Tomorrow is the last day of course racing for the BSP Oceania Championship, which is going to be interesting given the forecast of 20 to 25 knots!! The race committee will be monitoring the situation to ensure safe sailing or a day off, if necessary.
Day 10 – BSP Oceania Championship Races, 25 Aug
Day 10 and the last day of the BSP Oceania Championship races saw the fleet line up outside Beachcomber Island with the intention of getting a bit of shelter from the forecast 20 knots. A relatively short course was set with a few obstacles to test the patience and the four races were held in dropping winds of about 12-15 knots. Although the course was short, it required multiple tacks to avoid the reefs, but it made for some thinking and some frustrations.
All in all, a great morning with Mike and Kathy just managing to hold Murray and Haylee off, and Phil King snatching third position. All back to the beach in time for lunch at one O’ clock and the arrival of the forecast 20 knots.
The last leg of the Fiji Challenge in the morning with a forecast of 20 knots and a 20 Km upwind beat … gonna be interesting!!
Day 11 – TOTAL Fiji Hobie Challenge, Sunday 26th August. Beachcomber – Hilton
The final day of the Challenge and with expectations of 18-20 knots on the nose for the last leg from Beachcomber Island to Hilton on Denarau (mainland), the fleet lined up early after checkout and were surprised by a gentle 10 knots as they got away.

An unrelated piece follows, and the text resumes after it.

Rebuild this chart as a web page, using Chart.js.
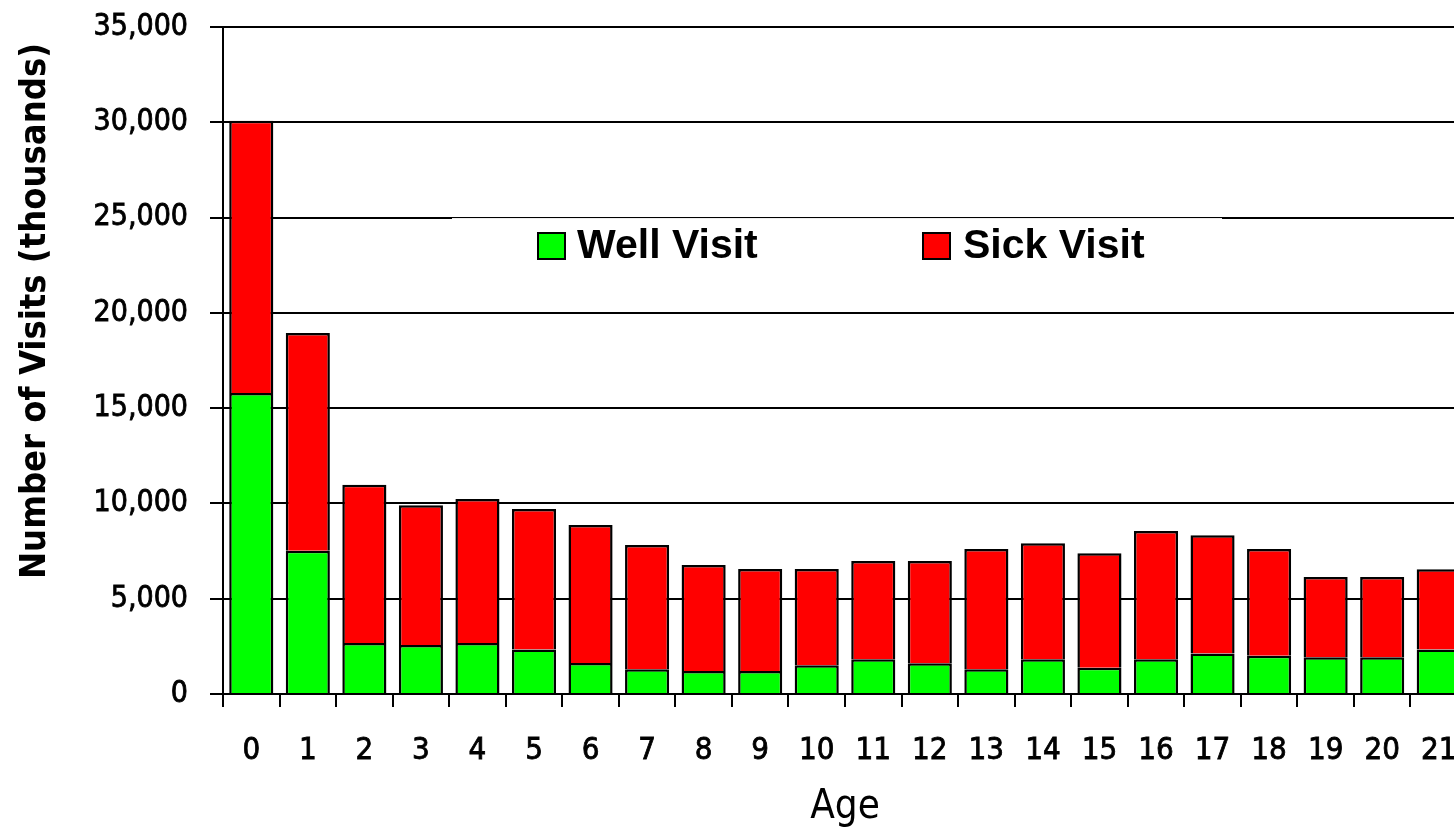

Given the accuracy of previous forecasts, the course was set to take the most direct route to the finish at the Hilton Beach. The fleet quickly split into two groups with Mike, Fish, Ray, Murray, Gaël, and Blair opting to run south in the expectation of picking up the better breeze. The rest of the fleet took the less adventurous direct, slow line.
The first group continuing south with expectations of improved wind and concentrating on staying ahead of each other, failed to notice a severe wind change at the back of the fleet and the second half of the fleet driving directly for the finish line, 18 Km away, as they themselves did multiple tacks in their quest for the southeast wind that never came.
Net result was that the half of the fleet who had gone in search of the heavier breeze realised far too late that the “slower” boats had managed to cut inside them. It was not until half way through the race that it became apparent that “slow” boats had successfully picked up the wind that drove them directly to the finish line, spitting all the “faster” boats out the back door.
A new record of one hour and twenty minutes was set for the time differential between first and last boat in a Challenge Leg, and this caused a massive upset at the top of the table. Fortunately for the prevailing leaders, Murray and Haylee, the resulting upset did not displace them from their first position, but the prevailing second and third positions were overtaken by new two boats, Ben King and Mel Flux, and Saimoni Naura and Jeke, much to their jubilation.